§ Exercise instructions
Reproduce every line of the material below, but drop the pictures.
───── Available data
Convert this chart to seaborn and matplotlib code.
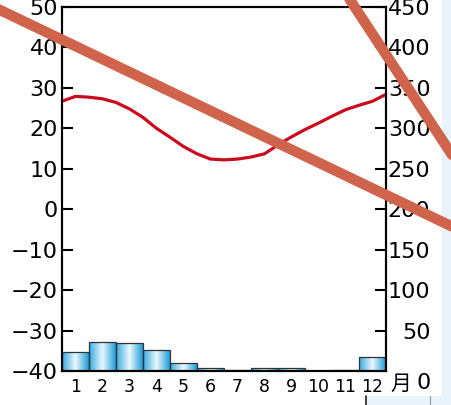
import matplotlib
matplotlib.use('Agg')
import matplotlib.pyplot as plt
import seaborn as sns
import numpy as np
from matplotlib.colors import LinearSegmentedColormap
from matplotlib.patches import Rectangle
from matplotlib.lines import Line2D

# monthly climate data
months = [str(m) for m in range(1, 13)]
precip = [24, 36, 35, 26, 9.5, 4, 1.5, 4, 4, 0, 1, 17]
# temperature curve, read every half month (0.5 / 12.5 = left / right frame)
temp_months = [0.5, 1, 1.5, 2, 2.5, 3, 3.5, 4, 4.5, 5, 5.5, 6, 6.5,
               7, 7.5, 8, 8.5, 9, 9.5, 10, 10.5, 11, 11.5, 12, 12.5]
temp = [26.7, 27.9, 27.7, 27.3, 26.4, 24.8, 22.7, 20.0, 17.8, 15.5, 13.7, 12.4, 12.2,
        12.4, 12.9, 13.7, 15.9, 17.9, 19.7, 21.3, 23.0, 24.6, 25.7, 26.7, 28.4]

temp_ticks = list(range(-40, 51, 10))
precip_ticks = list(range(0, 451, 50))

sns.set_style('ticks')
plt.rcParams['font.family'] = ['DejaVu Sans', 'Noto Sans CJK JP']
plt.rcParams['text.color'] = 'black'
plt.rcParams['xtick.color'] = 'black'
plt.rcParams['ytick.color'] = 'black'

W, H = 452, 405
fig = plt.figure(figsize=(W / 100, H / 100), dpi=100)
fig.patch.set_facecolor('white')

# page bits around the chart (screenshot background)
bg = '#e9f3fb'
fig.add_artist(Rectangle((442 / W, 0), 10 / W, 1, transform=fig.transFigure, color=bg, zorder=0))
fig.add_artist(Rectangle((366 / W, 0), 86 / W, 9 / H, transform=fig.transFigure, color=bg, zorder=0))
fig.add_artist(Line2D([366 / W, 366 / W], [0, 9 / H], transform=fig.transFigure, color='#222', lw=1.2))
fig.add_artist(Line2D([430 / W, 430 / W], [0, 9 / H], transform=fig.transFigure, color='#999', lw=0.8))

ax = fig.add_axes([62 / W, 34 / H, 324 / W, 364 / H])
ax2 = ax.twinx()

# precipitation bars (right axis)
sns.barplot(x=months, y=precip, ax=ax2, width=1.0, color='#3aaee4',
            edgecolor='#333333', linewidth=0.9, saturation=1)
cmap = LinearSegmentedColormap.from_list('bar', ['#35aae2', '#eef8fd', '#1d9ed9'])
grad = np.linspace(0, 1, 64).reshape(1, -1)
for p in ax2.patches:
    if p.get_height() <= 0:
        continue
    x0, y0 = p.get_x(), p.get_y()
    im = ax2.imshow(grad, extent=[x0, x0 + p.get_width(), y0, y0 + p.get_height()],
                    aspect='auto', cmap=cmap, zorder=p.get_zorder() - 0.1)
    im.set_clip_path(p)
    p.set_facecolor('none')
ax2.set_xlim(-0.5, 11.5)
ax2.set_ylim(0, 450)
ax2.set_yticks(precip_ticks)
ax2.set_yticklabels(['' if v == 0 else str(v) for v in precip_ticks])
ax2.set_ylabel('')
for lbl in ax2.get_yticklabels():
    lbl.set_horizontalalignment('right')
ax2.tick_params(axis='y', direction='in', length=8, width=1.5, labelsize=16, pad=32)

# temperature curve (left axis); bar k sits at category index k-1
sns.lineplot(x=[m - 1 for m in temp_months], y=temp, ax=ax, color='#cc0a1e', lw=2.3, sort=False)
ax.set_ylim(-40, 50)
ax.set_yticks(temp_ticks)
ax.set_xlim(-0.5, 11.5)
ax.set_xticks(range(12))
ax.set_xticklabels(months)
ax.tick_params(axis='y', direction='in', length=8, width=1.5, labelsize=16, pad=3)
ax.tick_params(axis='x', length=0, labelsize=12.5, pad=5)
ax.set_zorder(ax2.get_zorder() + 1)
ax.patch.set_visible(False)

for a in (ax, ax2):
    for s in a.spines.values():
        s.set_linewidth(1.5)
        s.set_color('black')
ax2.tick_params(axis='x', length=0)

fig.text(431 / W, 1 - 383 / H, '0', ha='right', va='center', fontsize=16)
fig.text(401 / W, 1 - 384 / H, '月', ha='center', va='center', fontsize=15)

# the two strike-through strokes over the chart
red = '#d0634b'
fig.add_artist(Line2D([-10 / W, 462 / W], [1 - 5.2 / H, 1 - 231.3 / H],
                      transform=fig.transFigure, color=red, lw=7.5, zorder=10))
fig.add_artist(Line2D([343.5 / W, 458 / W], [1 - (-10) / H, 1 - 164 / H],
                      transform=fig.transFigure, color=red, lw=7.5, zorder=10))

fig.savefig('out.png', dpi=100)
──────────
§ Exercise solution
Convert this chart to seaborn and matplotlib code.
import matplotlib
matplotlib.use('Agg')
import matplotlib.pyplot as plt
import seaborn as sns
import numpy as np
from matplotlib.colors import LinearSegmentedColormap
from matplotlib.patches import Rectangle
from matplotlib.lines import Line2D

# monthly climate data
months = [str(m) for m in range(1, 13)]
precip = [24, 36, 35, 26, 9.5, 4, 1.5, 4, 4, 0, 1, 17]
# temperature curve, read every half month (0.5 / 12.5 = left / right frame)
temp_months = [0.5, 1, 1.5, 2, 2.5, 3, 3.5, 4, 4.5, 5, 5.5, 6, 6.5,
               7, 7.5, 8, 8.5, 9, 9.5, 10, 10.5, 11, 11.5, 12, 12.5]
temp = [26.7, 27.9, 27.7, 27.3, 26.4, 24.8, 22.7, 20.0, 17.8, 15.5, 13.7, 12.4, 12.2,
        12.4, 12.9, 13.7, 15.9, 17.9, 19.7, 21.3, 23.0, 24.6, 25.7, 26.7, 28.4]

temp_ticks = list(range(-40, 51, 10))
precip_ticks = list(range(0, 451, 50))

sns.set_style('ticks')
plt.rcParams['font.family'] = ['DejaVu Sans', 'Noto Sans CJK JP']
plt.rcParams['text.color'] = 'black'
plt.rcParams['xtick.color'] = 'black'
plt.rcParams['ytick.color'] = 'black'

W, H = 452, 405
fig = plt.figure(figsize=(W / 100, H / 100), dpi=100)
fig.patch.set_facecolor('white')

# page bits around the chart (screenshot background)
bg = '#e9f3fb'
fig.add_artist(Rectangle((442 / W, 0), 10 / W, 1, transform=fig.transFigure, color=bg, zorder=0))
fig.add_artist(Rectangle((366 / W, 0), 86 / W, 9 / H, transform=fig.transFigure, color=bg, zorder=0))
fig.add_artist(Line2D([366 / W, 366 / W], [0, 9 / H], transform=fig.transFigure, color='#222', lw=1.2))
fig.add_artist(Line2D([430 / W, 430 / W], [0, 9 / H], transform=fig.transFigure, color='#999', lw=0.8))

ax = fig.add_axes([62 / W, 34 / H, 324 / W, 364 / H])
ax2 = ax.twinx()

# precipitation bars (right axis)
sns.barplot(x=months, y=precip, ax=ax2, width=1.0, color='#3aaee4',
            edgecolor='#333333', linewidth=0.9, saturation=1)
cmap = LinearSegmentedColormap.from_list('bar', ['#35aae2', '#eef8fd', '#1d9ed9'])
grad = np.linspace(0, 1, 64).reshape(1, -1)
for p in ax2.patches:
    if p.get_height() <= 0:
        continue
    x0, y0 = p.get_x(), p.get_y()
    im = ax2.imshow(grad, extent=[x0, x0 + p.get_width(), y0, y0 + p.get_height()],
                    aspect='auto', cmap=cmap, zorder=p.get_zorder() - 0.1)
    im.set_clip_path(p)
    p.set_facecolor('none')
ax2.set_xlim(-0.5, 11.5)
ax2.set_ylim(0, 450)
ax2.set_yticks(precip_ticks)
ax2.set_yticklabels(['' if v == 0 else str(v) for v in precip_ticks])
ax2.set_ylabel('')
for lbl in ax2.get_yticklabels():
    lbl.set_horizontalalignment('right')
ax2.tick_params(axis='y', direction='in', length=8, width=1.5, labelsize=16, pad=32)

# temperature curve (left axis); bar k sits at category index k-1
sns.lineplot(x=[m - 1 for m in temp_months], y=temp, ax=ax, color='#cc0a1e', lw=2.3, sort=False)
ax.set_ylim(-40, 50)
ax.set_yticks(temp_ticks)
ax.set_xlim(-0.5, 11.5)
ax.set_xticks(range(12))
ax.set_xticklabels(months)
ax.tick_params(axis='y', direction='in', length=8, width=1.5, labelsize=16, pad=3)
ax.tick_params(axis='x', length=0, labelsize=12.5, pad=5)
ax.set_zorder(ax2.get_zorder() + 1)
ax.patch.set_visible(False)

for a in (ax, ax2):
    for s in a.spines.values():
        s.set_linewidth(1.5)
        s.set_color('black')
ax2.tick_params(axis='x', length=0)

fig.text(431 / W, 1 - 383 / H, '0', ha='right', va='center', fontsize=16)
fig.text(401 / W, 1 - 384 / H, '月', ha='center', va='center', fontsize=15)

# the two strike-through strokes over the chart
red = '#d0634b'
fig.add_artist(Line2D([-10 / W, 462 / W], [1 - 5.2 / H, 1 - 231.3 / H],
                      transform=fig.transFigure, color=red, lw=7.5, zorder=10))
fig.add_artist(Line2D([343.5 / W, 458 / W], [1 - (-10) / H, 1 - 164 / H],
                      transform=fig.transFigure, color=red, lw=7.5, zorder=10))

fig.savefig('out.png', dpi=100)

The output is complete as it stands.